Now it is your turn to answer: EXPLAIN how a new standard to replace USB-C ever happens again, when it required free market adoption to prove that USB-C was a standard worthy of adoption (or worthy of a law requiring it in the first place). ANSWER that question.
My question to you is - why should it ? Why will we necessarily need a new standard to replace it when it can clearly evolve and get faster and more powerful just like USB 2.0, 3.0, 3.2 etc. The protocol will be optimised, the hardware will improve, the timing chips will get better but I hope the connector type will remain the same for backwards compatibility. What innovation are you missing currently from USB-C that's in another cable, OR what are you predicting that you'll hypothetically need in say 5 years that USB-C won't give you? Your argument is entirely based on a fictional non existant future where USB-C never evolves, the protocol never gets faster, more powerful - which quite clearly it will, already 140Gbps transfers and 240W charging are already possible, which basically no-one really needs at the moment and undoubtedly those numbers will double again in time, and more than likely you'll have a new device to benefit from the latest speeds while the cable type will remain backwards-compatible. And who the hell says free-market adoption is the ONLY way to choose an adapter type - the market leaders will choose the cheapest, simplest to produce type, most profitable anyway - consumers will choose between price and performance and what we end up with is something mediocre, not the best connector type - even USB-C is not the best, its just very good and ironically cooperation in capitalism produced it, not competition (the USB working group of most tech companies is what gives us all USB standards -
Apple,
HP Inc.,
Intel Corporation,
Microsoft Corporation,
Renesas Electronics,
STMicroelectronics et
Texas Instruments). If you're an Ayn Rand type, I get why were not "getting on" but be clear in that straight from the top. If you're just pissed that a government institution imposed some laws because that's not your politics, then say it clearly. It's just your opinion that they'll eff it up or that USB-C will never evolve, that's all it is - your opinion.
You won't, because you can't, because there is no answer.
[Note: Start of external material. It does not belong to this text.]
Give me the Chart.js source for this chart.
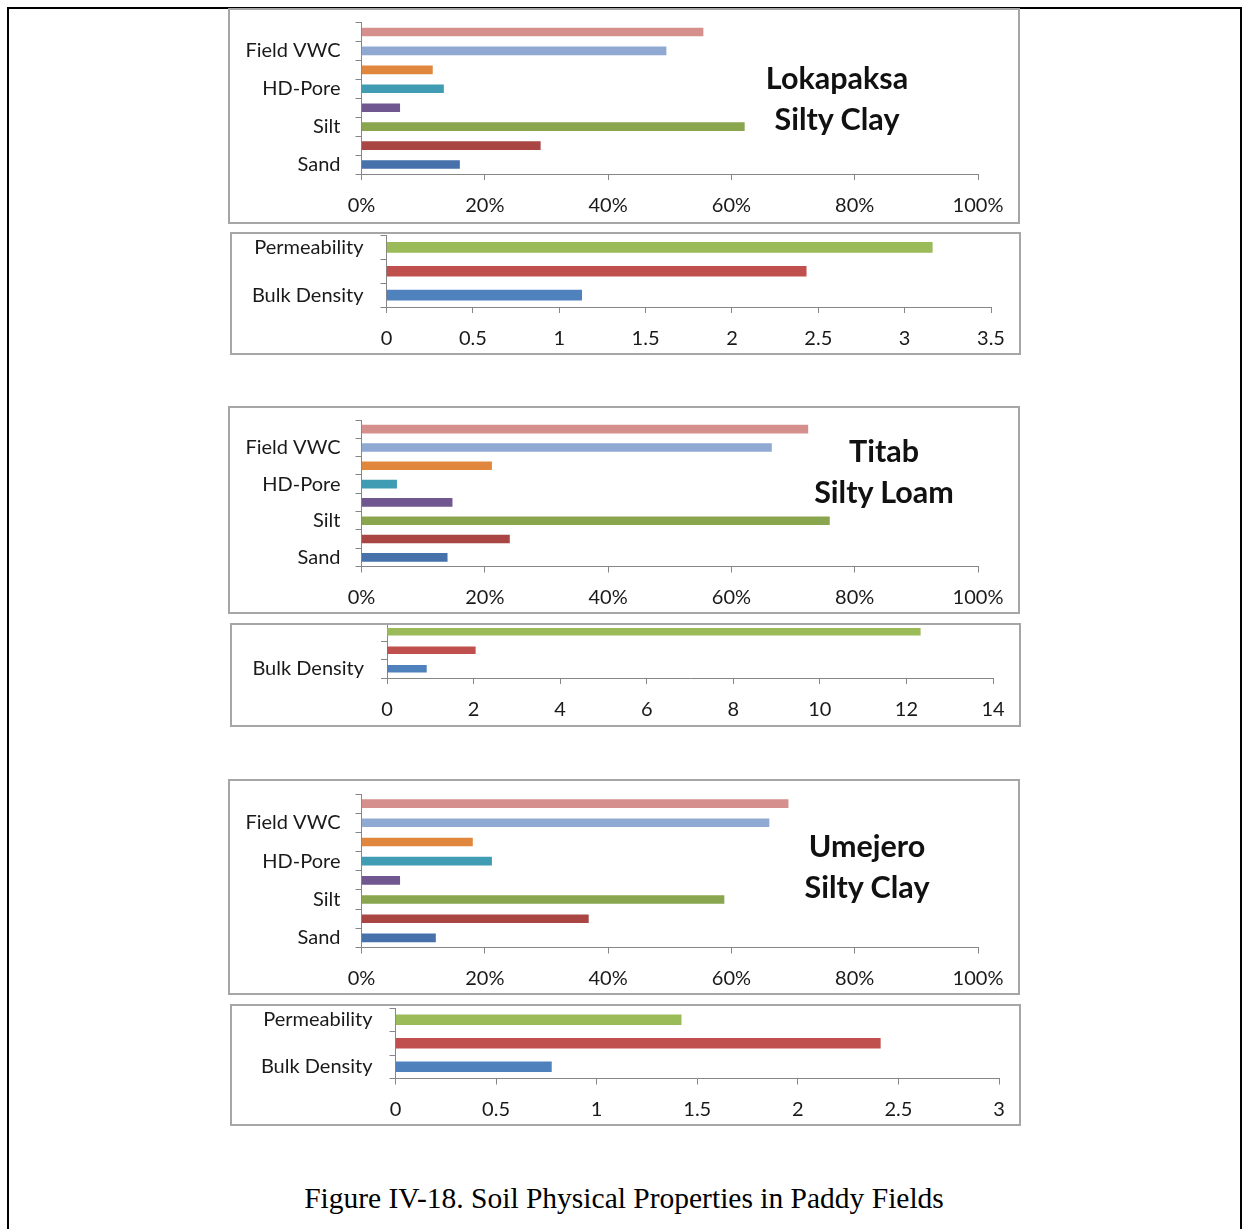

The answer is can't. This law literally prevents this from ever happening again. People like you don't care about how this affects anything 5-10 years from now, so as long as you get your very short term consumer benefit.
And there is no stipulation whatsoever for future advancements in the law ? You know yourself that its not true.
"The EU's law has provisions for one day replacing or updating the mandate"... and everything after that is your own speculation of government incompetence and doing things in "typical clueless government fashion". I find it to be a damn good law.
Secondly, will we even need to consider entirely replacing it as it will evolve but hopefully stay in the same form factor? And if you think we'll need a totally new connector type - I ask you "why" ? We had USB-A,B for about fifteen years (designed in the free market by the free market companies getting together) and just for charging a phone or a laptop what will you want in 10 years - a graphene core fibre connector that carries 5Kw and transfers data at 5 terabits/s. USB-C will undoubtedly do that then.